WHAT IS EXPECTED
Return the material word for word. Do not include the pictures.

DATA LINES
==*==

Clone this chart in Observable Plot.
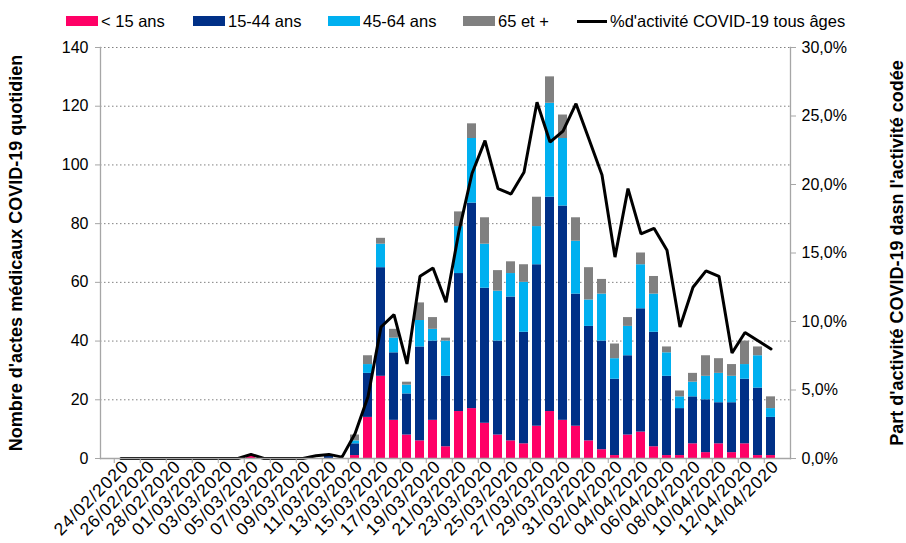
<!DOCTYPE html>
<html><head><meta charset="utf-8">
<script src="https://cdn.jsdelivr.net/npm/d3@7"></script>
<script src="https://cdn.jsdelivr.net/npm/@observablehq/plot@0.6"></script>
<style>
body{margin:0;background:#fff;font-family:"Liberation Sans",Arial,sans-serif;}
#wrap{position:relative;width:906px;height:543px;overflow:hidden;}
#legend{position:absolute;top:11px;left:0;width:906px;height:20px;font-size:16.5px;color:#000;}
#legend .it{position:absolute;top:0;display:flex;align-items:center;height:20px;white-space:nowrap;}
#legend .sw{display:inline-block;width:32px;height:10px;margin-right:3px;}
#legend .ln{display:inline-block;width:30px;height:3px;background:#000;margin-right:3px;}
g[aria-label="y-axis label"] text{font-weight:bold;font-size:18px;}
g[aria-label="x-axis tick label"] text{font-size:17.5px;letter-spacing:1px;}
</style></head><body>
<div id="wrap"><div id="chart"></div>
<div id="legend">
<div class="it" style="left:66px"><span class="sw" style="background:#FF0066"></span>&lt; 15 ans</div>
<div class="it" style="left:193px"><span class="sw" style="background:#003087"></span>15-44 ans</div>
<div class="it" style="left:328px"><span class="sw" style="background:#00B0F0"></span>45-64 ans</div>
<div class="it" style="left:463px"><span class="sw" style="background:#808080"></span>65 et +</div>
<div class="it" style="left:577px"><span class="ln"></span>%d'activité COVID-19 tous âges</div>
</div></div>
<script>
const dates = ["24/02/2020","25/02/2020","26/02/2020","27/02/2020","28/02/2020","29/02/2020",
"01/03/2020","02/03/2020","03/03/2020","04/03/2020","05/03/2020","06/03/2020","07/03/2020","08/03/2020","09/03/2020","10/03/2020",
"11/03/2020","12/03/2020","13/03/2020","14/03/2020","15/03/2020","16/03/2020","17/03/2020","18/03/2020","19/03/2020","20/03/2020",
"21/03/2020","22/03/2020","23/03/2020","24/03/2020","25/03/2020","26/03/2020","27/03/2020","28/03/2020","29/03/2020","30/03/2020","31/03/2020",
"01/04/2020","02/04/2020","03/04/2020","04/04/2020","05/04/2020","06/04/2020","07/04/2020","08/04/2020","09/04/2020","10/04/2020",
"11/04/2020","12/04/2020","13/04/2020","14/04/2020"];
const tickDates = ["24/02/2020","26/02/2020","28/02/2020","01/03/2020","03/03/2020","05/03/2020","07/03/2020","09/03/2020","11/03/2020",
"13/03/2020","15/03/2020","17/03/2020","19/03/2020","21/03/2020","23/03/2020","25/03/2020","27/03/2020","29/03/2020","31/03/2020",
"02/04/2020","04/04/2020","06/04/2020","08/04/2020","10/04/2020","12/04/2020","14/04/2020"];
const groups = ["< 15 ans","15-44 ans","45-64 ans","65 et +"];
const colors = ["#FF0066","#003087","#00B0F0","#808080"];
const under15 = [0,0,0,0,0,0,0,0,0,0,1,0,0,0,0,0,0,0,1,14,28,13,8,6,13,4,16,17,12,8,6,5,11,16,13,11,6,3,1,8,9,4,1,1,5,2,5,2,5,1,1];
const age15_44 = [0,0,0,0,0,0,0,0,0,0,0,0,0,0,0,0,1,0,4,15,37,23,14,32,27,24,47,70,46,32,49,38,55,73,73,45,39,37,26,27,42,39,27,16,16,18,14,17,22,23,13];
const age45_64 = [0,0,0,0,0,0,0,0,0,0,0,0,0,0,0,0,0,0,1,3,8,5,3,9,4,12,16,22,15,17,8,17,13,32,23,18,9,16,7,10,15,13,8,4,5,8,10,9,5,11,3];
const age65 = [0,0,0,0,0,0,0,0,0,0,0,0,0,0,0,0,0,0,2,3,2,3,1,6,4,1,5,5,9,7,4,6,10,9,8,8,11,5,5,3,4,6,2,2,3,7,5,4,8,3,4];
const pctActivite = [0,0,0,0,0,0,0,0,0,0,0.3,0,0,0,0,0.2,0.3,0.1,1.8,4.5,9.6,10.5,6.9,13.3,13.9,11.4,16.6,20.8,23.2,19.7,19.3,20.9,26.0,23.1,23.9,25.9,23.3,20.7,14.7,19.7,16.4,16.8,15.2,9.6,12.5,13.7,13.3,7.7,9.2,8.6,8.0];
const leftTicks = [0,20,40,60,80,100,120,140];
const rightTicks = [0,5,10,15,20,25,30];

const YMAX = 140, PMAX = 30;
const series = [under15, age15_44, age45_64, age65];
const bars = [];
dates.forEach((d,i)=>groups.forEach((g,k)=>bars.push({date:d, group:g, value:series[k][i]})));
const line = dates.map((d,i)=>({date:d, v: pctActivite[i]/PMAX*YMAX}));
const step = (906-100-116)/dates.length;

const chart = Plot.plot({
  width:906, height:543,
  marginTop:47, marginBottom:85, marginLeft:100, marginRight:116,
  style:{fontFamily:'"Liberation Sans",Arial,sans-serif', fontSize:"16px", color:"#000", background:"#fff"},
  x:{domain:dates, paddingInner:0.31, paddingOuter:0.155, label:null},
  y:{domain:[0,YMAX], label:null},
  color:{domain:groups, range:colors},
  marks:[
    Plot.gridY(leftTicks.slice(1), {stroke:"#808080", strokeOpacity:1, strokeDasharray:"1.5,2.5", strokeWidth:1}),
    Plot.barY(bars, {x:"date", y:"value", fill:"group", order:groups}),
    Plot.line(line, {x:"date", y:"v", stroke:"#000", strokeWidth:3, strokeLinejoin:"miter"}),
    Plot.frame({anchor:"left", stroke:"#a6a6a6", strokeWidth:1.3}),
    Plot.frame({anchor:"right", stroke:"#a6a6a6", strokeWidth:1.3}),
    Plot.frame({anchor:"bottom", stroke:"#a6a6a6", strokeWidth:1.3}),
    Plot.axisY({ticks:leftTicks, tickSize:5, tickPadding:7, stroke:"#a6a6a6", label:"Nombre d'actes médicaux COVID-19 quotidien", labelAnchor:"center", labelOffset:91, labelArrow:"none"}),
    Plot.axisY({anchor:"right", ticks:rightTicks.map(p=>p/PMAX*YMAX), tickSize:5, tickPadding:6, stroke:"#a6a6a6",
      tickFormat:v=>(v/YMAX*PMAX).toFixed(1).replace(".",",")+"%",
      label:"Part d'activité COVID-19 dasn l'activité codée", labelAnchor:"center", labelOffset:112, labelArrow:"none"}),
    Plot.axisX({ticks:tickDates, tickSize:5, stroke:"#a6a6a6", tickFormat:()=>"", dx:-step/2, label:null}),
    Plot.axisX({ticks:tickDates, tickSize:0, tickRotate:-45, tickPadding:5, dx:5, label:null})
  ]
});
document.getElementById("chart").appendChild(chart);
</script></body></html>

==*==

RESPONSE TO THIS TASK
Clone this chart in Observable Plot.
<!DOCTYPE html>
<html><head><meta charset="utf-8">
<script src="https://cdn.jsdelivr.net/npm/d3@7"></script>
<script src="https://cdn.jsdelivr.net/npm/@observablehq/plot@0.6"></script>
<style>
body{margin:0;background:#fff;font-family:"Liberation Sans",Arial,sans-serif;}
#wrap{position:relative;width:906px;height:543px;overflow:hidden;}
#legend{position:absolute;top:11px;left:0;width:906px;height:20px;font-size:16.5px;color:#000;}
#legend .it{position:absolute;top:0;display:flex;align-items:center;height:20px;white-space:nowrap;}
#legend .sw{display:inline-block;width:32px;height:10px;margin-right:3px;}
#legend .ln{display:inline-block;width:30px;height:3px;background:#000;margin-right:3px;}
g[aria-label="y-axis label"] text{font-weight:bold;font-size:18px;}
g[aria-label="x-axis tick label"] text{font-size:17.5px;letter-spacing:1px;}
</style></head><body>
<div id="wrap"><div id="chart"></div>
<div id="legend">
<div class="it" style="left:66px"><span class="sw" style="background:#FF0066"></span>&lt; 15 ans</div>
<div class="it" style="left:193px"><span class="sw" style="background:#003087"></span>15-44 ans</div>
<div class="it" style="left:328px"><span class="sw" style="background:#00B0F0"></span>45-64 ans</div>
<div class="it" style="left:463px"><span class="sw" style="background:#808080"></span>65 et +</div>
<div class="it" style="left:577px"><span class="ln"></span>%d'activité COVID-19 tous âges</div>
</div></div>
<script>
const dates = ["24/02/2020","25/02/2020","26/02/2020","27/02/2020","28/02/2020","29/02/2020",
"01/03/2020","02/03/2020","03/03/2020","04/03/2020","05/03/2020","06/03/2020","07/03/2020","08/03/2020","09/03/2020","10/03/2020",
"11/03/2020","12/03/2020","13/03/2020","14/03/2020","15/03/2020","16/03/2020","17/03/2020","18/03/2020","19/03/2020","20/03/2020",
"21/03/2020","22/03/2020","23/03/2020","24/03/2020","25/03/2020","26/03/2020","27/03/2020","28/03/2020","29/03/2020","30/03/2020","31/03/2020",
"01/04/2020","02/04/2020","03/04/2020","04/04/2020","05/04/2020","06/04/2020","07/04/2020","08/04/2020","09/04/2020","10/04/2020",
"11/04/2020","12/04/2020","13/04/2020","14/04/2020"];
const tickDates = ["24/02/2020","26/02/2020","28/02/2020","01/03/2020","03/03/2020","05/03/2020","07/03/2020","09/03/2020","11/03/2020",
"13/03/2020","15/03/2020","17/03/2020","19/03/2020","21/03/2020","23/03/2020","25/03/2020","27/03/2020","29/03/2020","31/03/2020",
"02/04/2020","04/04/2020","06/04/2020","08/04/2020","10/04/2020","12/04/2020","14/04/2020"];
const groups = ["< 15 ans","15-44 ans","45-64 ans","65 et +"];
const colors = ["#FF0066","#003087","#00B0F0","#808080"];
const under15 = [0,0,0,0,0,0,0,0,0,0,1,0,0,0,0,0,0,0,1,14,28,13,8,6,13,4,16,17,12,8,6,5,11,16,13,11,6,3,1,8,9,4,1,1,5,2,5,2,5,1,1];
const age15_44 = [0,0,0,0,0,0,0,0,0,0,0,0,0,0,0,0,1,0,4,15,37,23,14,32,27,24,47,70,46,32,49,38,55,73,73,45,39,37,26,27,42,39,27,16,16,18,14,17,22,23,13];
const age45_64 = [0,0,0,0,0,0,0,0,0,0,0,0,0,0,0,0,0,0,1,3,8,5,3,9,4,12,16,22,15,17,8,17,13,32,23,18,9,16,7,10,15,13,8,4,5,8,10,9,5,11,3];
const age65 = [0,0,0,0,0,0,0,0,0,0,0,0,0,0,0,0,0,0,2,3,2,3,1,6,4,1,5,5,9,7,4,6,10,9,8,8,11,5,5,3,4,6,2,2,3,7,5,4,8,3,4];
const pctActivite = [0,0,0,0,0,0,0,0,0,0,0.3,0,0,0,0,0.2,0.3,0.1,1.8,4.5,9.6,10.5,6.9,13.3,13.9,11.4,16.6,20.8,23.2,19.7,19.3,20.9,26.0,23.1,23.9,25.9,23.3,20.7,14.7,19.7,16.4,16.8,15.2,9.6,12.5,13.7,13.3,7.7,9.2,8.6,8.0];
const leftTicks = [0,20,40,60,80,100,120,140];
const rightTicks = [0,5,10,15,20,25,30];

const YMAX = 140, PMAX = 30;
const series = [under15, age15_44, age45_64, age65];
const bars = [];
dates.forEach((d,i)=>groups.forEach((g,k)=>bars.push({date:d, group:g, value:series[k][i]})));
const line = dates.map((d,i)=>({date:d, v: pctActivite[i]/PMAX*YMAX}));
const step = (906-100-116)/dates.length;

const chart = Plot.plot({
  width:906, height:543,
  marginTop:47, marginBottom:85, marginLeft:100, marginRight:116,
  style:{fontFamily:'"Liberation Sans",Arial,sans-serif', fontSize:"16px", color:"#000", background:"#fff"},
  x:{domain:dates, paddingInner:0.31, paddingOuter:0.155, label:null},
  y:{domain:[0,YMAX], label:null},
  color:{domain:groups, range:colors},
  marks:[
    Plot.gridY(leftTicks.slice(1), {stroke:"#808080", strokeOpacity:1, strokeDasharray:"1.5,2.5", strokeWidth:1}),
    Plot.barY(bars, {x:"date", y:"value", fill:"group", order:groups}),
    Plot.line(line, {x:"date", y:"v", stroke:"#000", strokeWidth:3, strokeLinejoin:"miter"}),
    Plot.frame({anchor:"left", stroke:"#a6a6a6", strokeWidth:1.3}),
    Plot.frame({anchor:"right", stroke:"#a6a6a6", strokeWidth:1.3}),
    Plot.frame({anchor:"bottom", stroke:"#a6a6a6", strokeWidth:1.3}),
    Plot.axisY({ticks:leftTicks, tickSize:5, tickPadding:7, stroke:"#a6a6a6", label:"Nombre d'actes médicaux COVID-19 quotidien", labelAnchor:"center", labelOffset:91, labelArrow:"none"}),
    Plot.axisY({anchor:"right", ticks:rightTicks.map(p=>p/PMAX*YMAX), tickSize:5, tickPadding:6, stroke:"#a6a6a6",
      tickFormat:v=>(v/YMAX*PMAX).toFixed(1).replace(".",",")+"%",
      label:"Part d'activité COVID-19 dasn l'activité codée", labelAnchor:"center", labelOffset:112, labelArrow:"none"}),
    Plot.axisX({ticks:tickDates, tickSize:5, stroke:"#a6a6a6", tickFormat:()=>"", dx:-step/2, label:null}),
    Plot.axisX({ticks:tickDates, tickSize:0, tickRotate:-45, tickPadding:5, dx:5, label:null})
  ]
});
document.getElementById("chart").appendChild(chart);
</script></body></html>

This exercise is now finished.